Russell Haley has been dubbed ‘probably / The best Yorkshire surrealist writing in New Zealand.’ The joke teasingly anticipates the tale in Real Illusions. These fictions range across specific locations (especially Yorkshire, especially New Zealand) but they also explore all of the ‘dislocations’ which lie between.
Real Illusions is a book about migration – haunted by journeys, bridges, ancestral ghosts; mirrors and houses, families, coastlines, landscapes which have the disturbing familiarity of dreams. Events take place in that territory where history and imagination manoeuvre and collide. Each of the stories sets out from the point defined by Salman Rushdie in his novel Shame: ‘As for me: I, too, like all migrants, am a fantasist. I build imaginary countries and try to impose them on the ones that exist. I, too, face the problem of history: what to retain, what to dump …’

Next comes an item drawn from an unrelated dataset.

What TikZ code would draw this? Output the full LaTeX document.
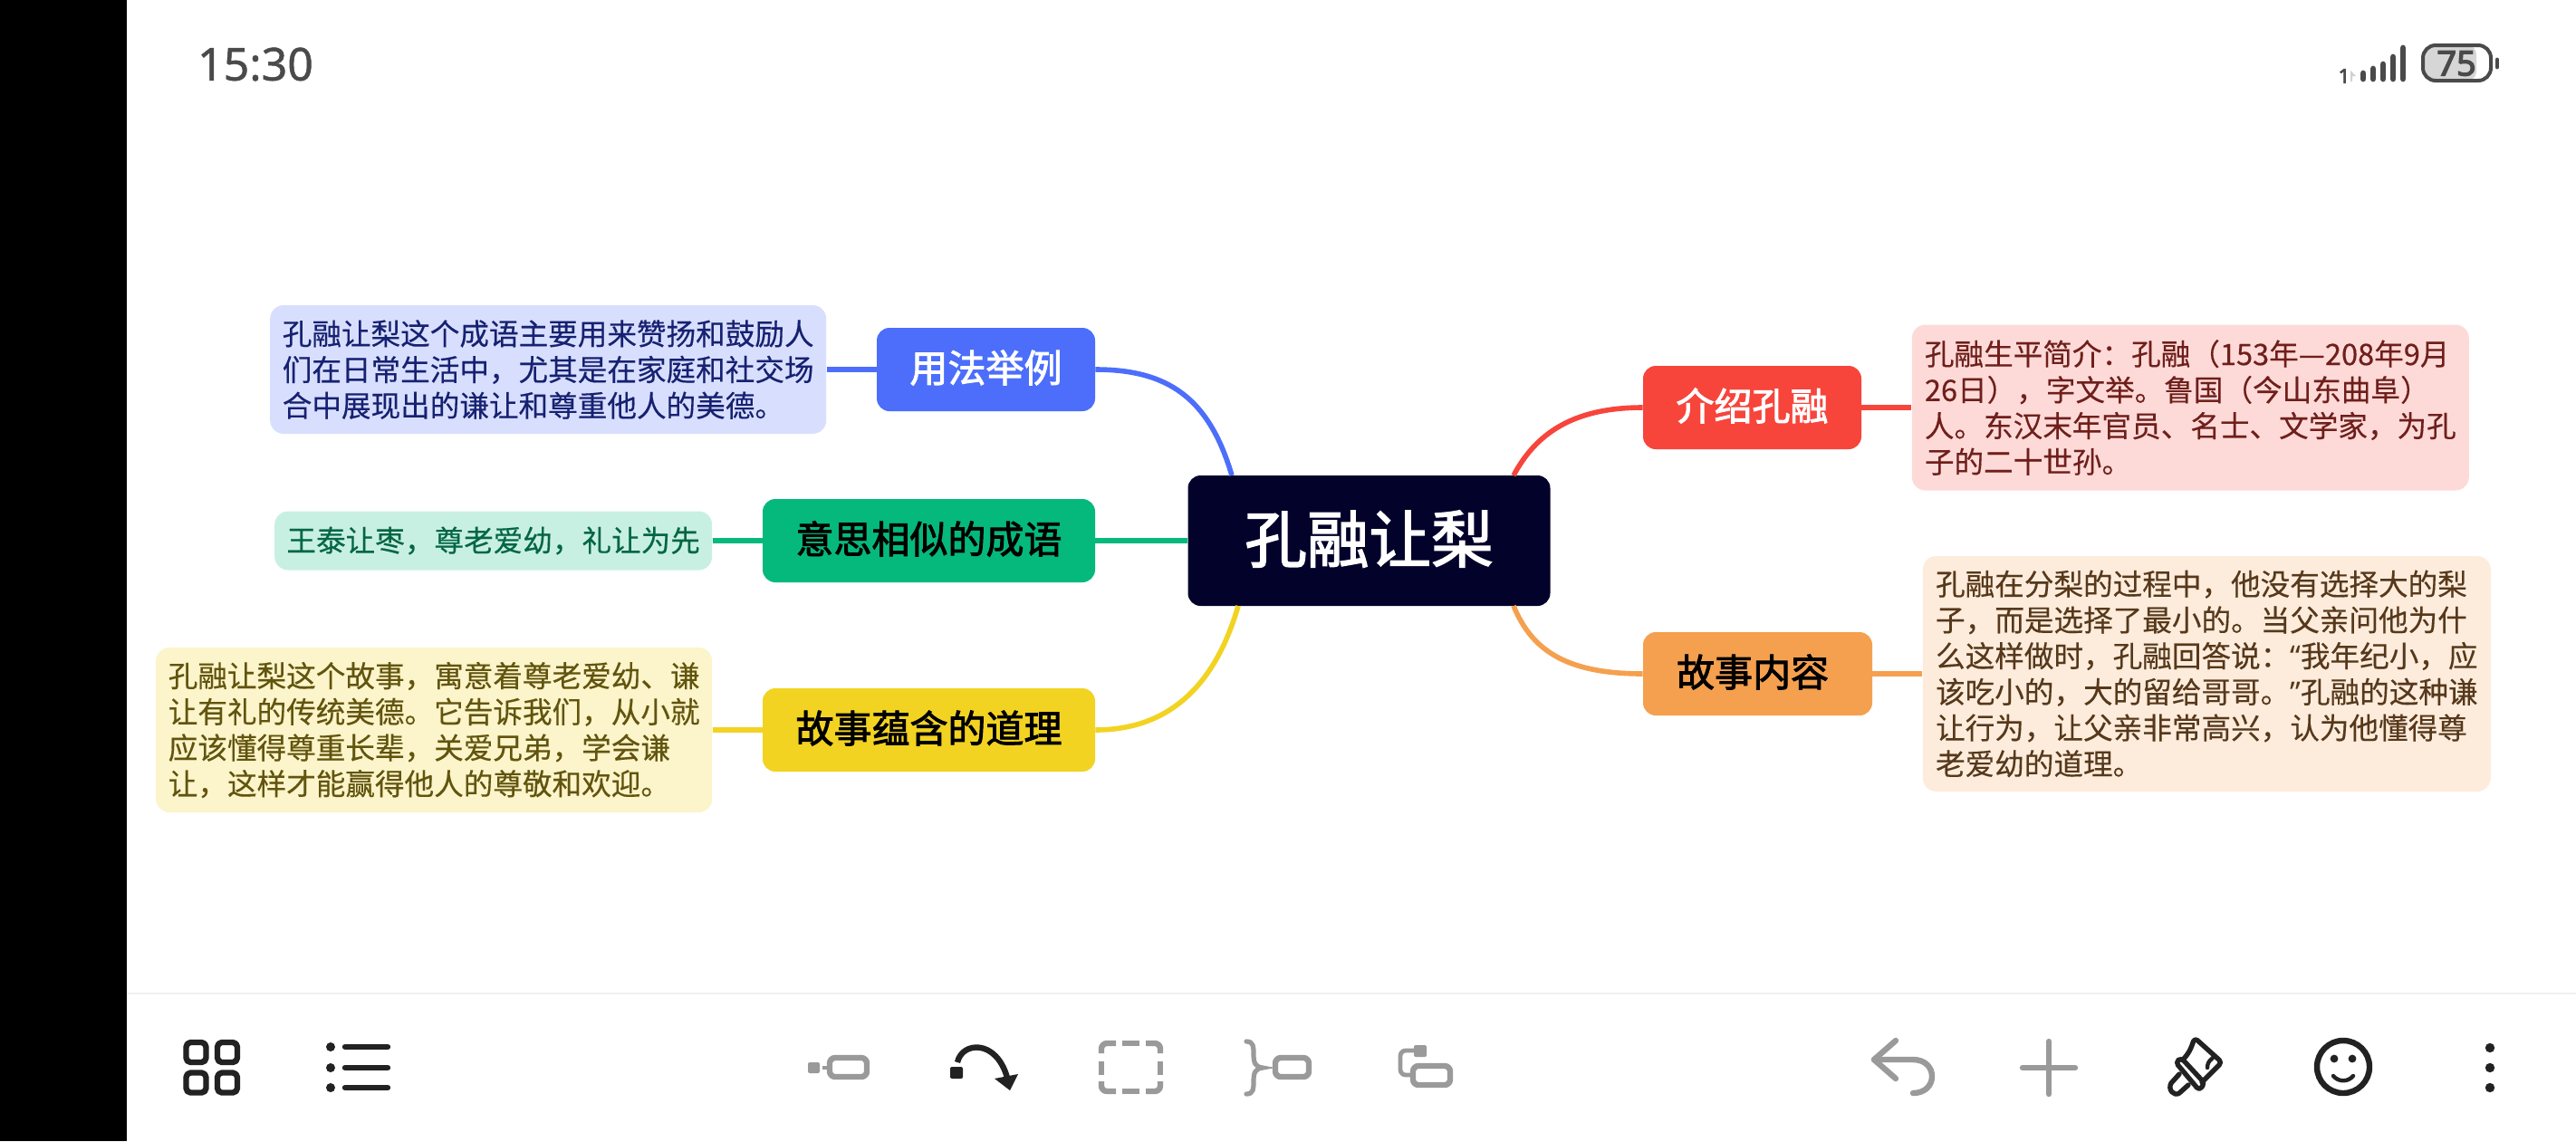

Real Illusions is a collection of strikingly individual stories but is also something more. Russell Haley has constructed a discontinuous narrative which seeks at every point for continuities – and he writes in a prose which is alert and supple, stretching its skin from one place to the next.
‘Born in Dewsbury, grew up in Leeds, educated in New Zealand’. Russell Haley left England for Australia in 1961 and came to New Zealand in 1966. He wrote poetry, novels and short stories.